• **Problem description**
Copy the lines of the data below exactly, starting at the first and stopping after the line that contains "from bokeh.core.properties import value"; include no pictures.

━━━━━━

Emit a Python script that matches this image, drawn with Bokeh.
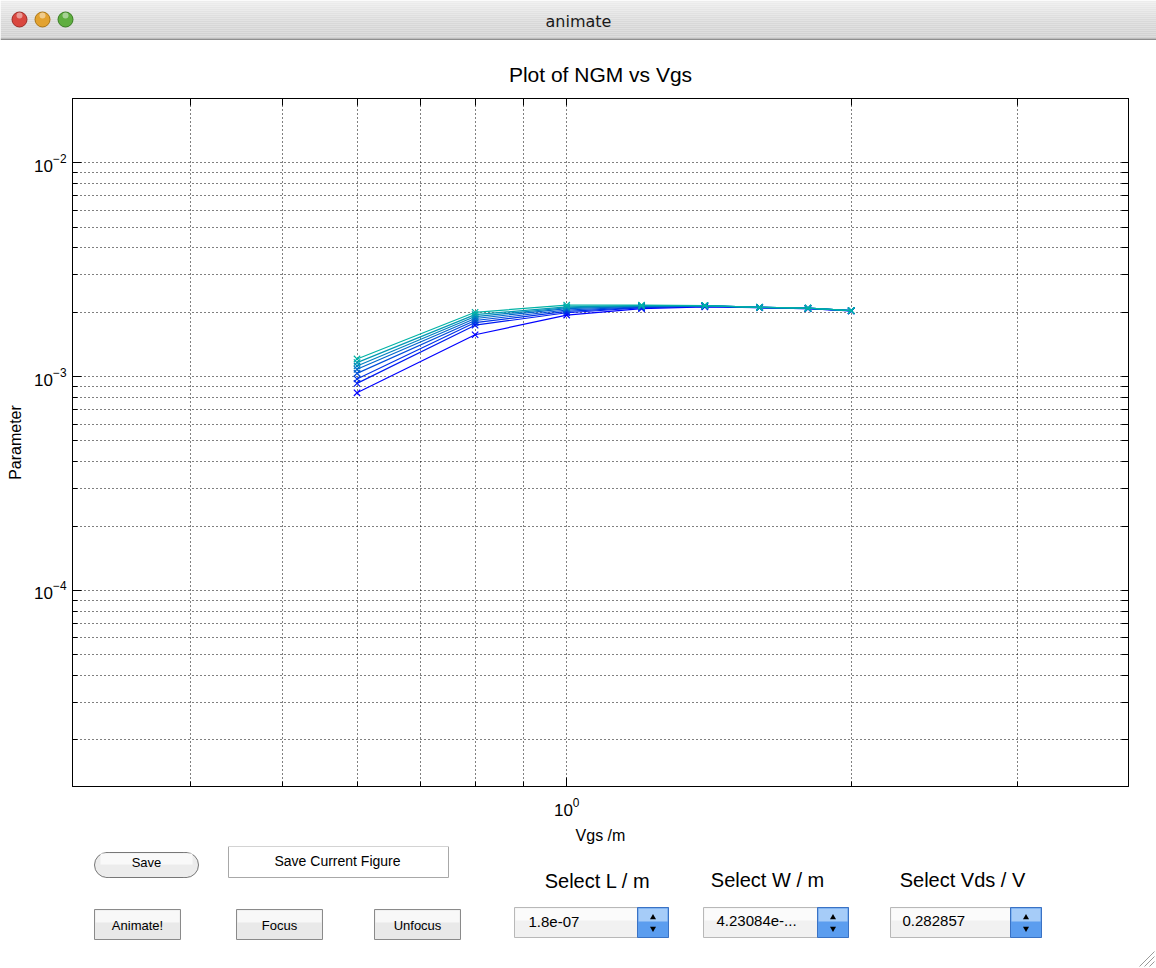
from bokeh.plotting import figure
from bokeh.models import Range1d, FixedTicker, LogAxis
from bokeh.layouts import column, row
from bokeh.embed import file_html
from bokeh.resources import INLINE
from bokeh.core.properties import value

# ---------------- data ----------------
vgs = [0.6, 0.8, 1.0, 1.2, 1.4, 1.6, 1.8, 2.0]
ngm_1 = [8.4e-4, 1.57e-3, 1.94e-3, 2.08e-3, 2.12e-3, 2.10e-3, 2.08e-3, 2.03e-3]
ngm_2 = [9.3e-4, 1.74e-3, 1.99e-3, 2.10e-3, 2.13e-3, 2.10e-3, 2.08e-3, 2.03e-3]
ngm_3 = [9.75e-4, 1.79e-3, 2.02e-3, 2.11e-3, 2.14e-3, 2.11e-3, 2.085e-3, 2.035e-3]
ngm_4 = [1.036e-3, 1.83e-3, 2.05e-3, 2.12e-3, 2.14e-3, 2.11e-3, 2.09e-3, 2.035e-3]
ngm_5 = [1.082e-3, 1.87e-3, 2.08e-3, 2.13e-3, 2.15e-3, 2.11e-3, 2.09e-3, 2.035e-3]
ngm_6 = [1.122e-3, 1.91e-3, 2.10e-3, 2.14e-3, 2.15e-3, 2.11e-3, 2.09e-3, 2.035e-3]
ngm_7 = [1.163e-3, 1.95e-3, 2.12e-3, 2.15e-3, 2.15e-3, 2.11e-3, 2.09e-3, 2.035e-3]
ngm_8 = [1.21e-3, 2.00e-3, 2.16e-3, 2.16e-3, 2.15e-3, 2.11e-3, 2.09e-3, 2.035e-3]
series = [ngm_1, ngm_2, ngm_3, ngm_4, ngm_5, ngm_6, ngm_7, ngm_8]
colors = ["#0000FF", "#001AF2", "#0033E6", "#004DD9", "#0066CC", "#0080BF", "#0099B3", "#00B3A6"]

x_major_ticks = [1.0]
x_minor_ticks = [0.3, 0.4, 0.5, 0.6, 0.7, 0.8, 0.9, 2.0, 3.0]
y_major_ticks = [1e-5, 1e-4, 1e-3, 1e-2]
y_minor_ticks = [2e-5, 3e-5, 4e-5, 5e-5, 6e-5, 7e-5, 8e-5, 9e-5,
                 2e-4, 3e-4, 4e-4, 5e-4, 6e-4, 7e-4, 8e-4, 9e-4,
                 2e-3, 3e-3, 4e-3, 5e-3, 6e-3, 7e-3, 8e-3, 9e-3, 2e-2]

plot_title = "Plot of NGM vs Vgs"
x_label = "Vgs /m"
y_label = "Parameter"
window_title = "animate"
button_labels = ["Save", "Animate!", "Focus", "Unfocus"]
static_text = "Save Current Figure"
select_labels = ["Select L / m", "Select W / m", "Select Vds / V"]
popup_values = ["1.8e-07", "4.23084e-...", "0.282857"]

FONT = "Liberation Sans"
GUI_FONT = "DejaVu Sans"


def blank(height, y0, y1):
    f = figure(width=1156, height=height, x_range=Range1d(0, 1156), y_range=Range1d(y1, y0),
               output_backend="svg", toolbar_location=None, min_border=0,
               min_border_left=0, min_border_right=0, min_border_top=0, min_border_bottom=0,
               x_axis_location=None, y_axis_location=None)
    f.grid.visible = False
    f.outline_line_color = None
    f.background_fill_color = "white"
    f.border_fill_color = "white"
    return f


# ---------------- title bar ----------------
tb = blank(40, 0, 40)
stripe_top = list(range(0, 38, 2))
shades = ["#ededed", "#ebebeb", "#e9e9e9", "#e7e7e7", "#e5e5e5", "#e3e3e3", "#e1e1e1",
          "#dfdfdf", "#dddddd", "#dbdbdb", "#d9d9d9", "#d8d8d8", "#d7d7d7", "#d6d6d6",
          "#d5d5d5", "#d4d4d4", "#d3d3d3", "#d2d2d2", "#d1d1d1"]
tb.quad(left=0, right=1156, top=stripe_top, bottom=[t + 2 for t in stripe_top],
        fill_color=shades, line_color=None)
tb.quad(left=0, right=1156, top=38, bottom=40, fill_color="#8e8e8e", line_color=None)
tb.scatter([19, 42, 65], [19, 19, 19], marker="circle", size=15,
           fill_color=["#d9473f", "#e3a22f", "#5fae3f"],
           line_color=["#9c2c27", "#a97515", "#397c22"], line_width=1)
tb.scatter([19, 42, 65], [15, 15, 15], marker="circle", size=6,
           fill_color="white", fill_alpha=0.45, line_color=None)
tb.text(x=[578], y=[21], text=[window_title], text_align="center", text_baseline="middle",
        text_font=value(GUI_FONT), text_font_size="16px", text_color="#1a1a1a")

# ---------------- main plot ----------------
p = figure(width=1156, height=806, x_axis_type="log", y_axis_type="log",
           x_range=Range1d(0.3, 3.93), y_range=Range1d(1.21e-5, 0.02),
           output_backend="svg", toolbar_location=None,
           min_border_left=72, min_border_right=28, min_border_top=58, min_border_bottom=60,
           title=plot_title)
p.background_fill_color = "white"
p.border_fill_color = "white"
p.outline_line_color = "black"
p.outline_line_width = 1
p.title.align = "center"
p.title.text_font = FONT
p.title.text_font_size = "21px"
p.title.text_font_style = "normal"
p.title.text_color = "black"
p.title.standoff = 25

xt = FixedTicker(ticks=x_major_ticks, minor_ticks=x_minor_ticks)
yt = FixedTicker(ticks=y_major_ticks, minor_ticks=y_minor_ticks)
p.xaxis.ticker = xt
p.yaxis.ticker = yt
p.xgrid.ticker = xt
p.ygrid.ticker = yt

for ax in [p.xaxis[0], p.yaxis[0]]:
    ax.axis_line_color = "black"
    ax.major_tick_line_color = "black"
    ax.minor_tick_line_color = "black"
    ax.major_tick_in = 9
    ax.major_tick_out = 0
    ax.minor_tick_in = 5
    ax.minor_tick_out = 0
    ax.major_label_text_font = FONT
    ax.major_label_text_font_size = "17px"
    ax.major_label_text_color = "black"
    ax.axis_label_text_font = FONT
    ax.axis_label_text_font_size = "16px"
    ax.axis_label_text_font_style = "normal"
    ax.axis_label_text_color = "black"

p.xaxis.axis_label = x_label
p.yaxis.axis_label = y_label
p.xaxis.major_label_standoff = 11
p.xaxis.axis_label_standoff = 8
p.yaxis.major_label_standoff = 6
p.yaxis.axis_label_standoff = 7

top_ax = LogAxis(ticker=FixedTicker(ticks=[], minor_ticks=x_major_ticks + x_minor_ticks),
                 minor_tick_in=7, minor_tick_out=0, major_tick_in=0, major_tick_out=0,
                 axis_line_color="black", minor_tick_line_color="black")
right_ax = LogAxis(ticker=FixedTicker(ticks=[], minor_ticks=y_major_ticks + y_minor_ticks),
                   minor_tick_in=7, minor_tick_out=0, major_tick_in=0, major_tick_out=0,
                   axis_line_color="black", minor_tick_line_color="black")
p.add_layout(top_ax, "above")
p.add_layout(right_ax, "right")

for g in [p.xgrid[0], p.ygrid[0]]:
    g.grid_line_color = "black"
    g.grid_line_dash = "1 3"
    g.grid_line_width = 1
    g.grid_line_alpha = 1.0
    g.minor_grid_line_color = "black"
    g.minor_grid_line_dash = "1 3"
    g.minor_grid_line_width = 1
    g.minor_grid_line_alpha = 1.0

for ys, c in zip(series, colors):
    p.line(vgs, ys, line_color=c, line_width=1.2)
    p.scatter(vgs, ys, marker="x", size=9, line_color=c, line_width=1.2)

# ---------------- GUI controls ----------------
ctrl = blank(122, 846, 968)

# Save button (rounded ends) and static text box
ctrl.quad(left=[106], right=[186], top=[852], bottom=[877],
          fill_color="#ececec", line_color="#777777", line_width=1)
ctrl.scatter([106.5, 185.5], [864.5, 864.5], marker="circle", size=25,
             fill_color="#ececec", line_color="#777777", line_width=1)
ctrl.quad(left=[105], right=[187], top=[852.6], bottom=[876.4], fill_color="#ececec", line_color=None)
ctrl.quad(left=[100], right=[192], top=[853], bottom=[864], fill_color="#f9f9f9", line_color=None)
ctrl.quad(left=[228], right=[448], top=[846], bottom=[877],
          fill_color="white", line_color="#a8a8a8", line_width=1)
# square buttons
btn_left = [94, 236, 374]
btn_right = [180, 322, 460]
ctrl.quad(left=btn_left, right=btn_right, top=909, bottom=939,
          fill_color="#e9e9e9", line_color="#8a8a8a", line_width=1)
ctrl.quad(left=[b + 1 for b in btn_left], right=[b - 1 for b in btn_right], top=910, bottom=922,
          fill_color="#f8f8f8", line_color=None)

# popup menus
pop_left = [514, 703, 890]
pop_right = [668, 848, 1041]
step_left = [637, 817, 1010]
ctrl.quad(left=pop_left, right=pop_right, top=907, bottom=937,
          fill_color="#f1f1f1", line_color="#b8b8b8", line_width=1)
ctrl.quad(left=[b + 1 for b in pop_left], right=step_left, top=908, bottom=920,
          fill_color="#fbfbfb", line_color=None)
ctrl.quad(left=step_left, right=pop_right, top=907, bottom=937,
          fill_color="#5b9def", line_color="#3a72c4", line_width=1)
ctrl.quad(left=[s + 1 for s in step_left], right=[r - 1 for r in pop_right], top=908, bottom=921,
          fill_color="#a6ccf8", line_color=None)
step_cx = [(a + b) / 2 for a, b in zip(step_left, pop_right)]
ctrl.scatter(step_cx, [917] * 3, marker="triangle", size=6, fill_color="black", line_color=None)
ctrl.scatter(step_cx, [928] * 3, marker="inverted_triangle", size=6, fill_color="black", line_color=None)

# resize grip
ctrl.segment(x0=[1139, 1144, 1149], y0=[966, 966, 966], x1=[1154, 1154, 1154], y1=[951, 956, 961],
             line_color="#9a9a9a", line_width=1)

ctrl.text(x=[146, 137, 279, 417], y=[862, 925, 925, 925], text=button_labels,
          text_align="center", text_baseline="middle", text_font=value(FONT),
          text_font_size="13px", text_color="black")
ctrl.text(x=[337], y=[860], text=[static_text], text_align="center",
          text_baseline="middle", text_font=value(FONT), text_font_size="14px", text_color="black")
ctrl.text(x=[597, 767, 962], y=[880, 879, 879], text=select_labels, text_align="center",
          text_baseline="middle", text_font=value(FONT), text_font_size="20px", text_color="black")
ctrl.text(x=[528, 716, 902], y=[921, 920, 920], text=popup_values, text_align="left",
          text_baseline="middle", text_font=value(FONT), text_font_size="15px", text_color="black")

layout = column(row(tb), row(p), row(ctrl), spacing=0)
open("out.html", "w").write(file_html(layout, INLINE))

━━━━━━

• **Expected answer**
Emit a Python script that matches this image, drawn with Bokeh.
from bokeh.plotting import figure
from bokeh.models import Range1d, FixedTicker, LogAxis
from bokeh.layouts import column, row
from bokeh.embed import file_html
from bokeh.resources import INLINE
from bokeh.core.properties import value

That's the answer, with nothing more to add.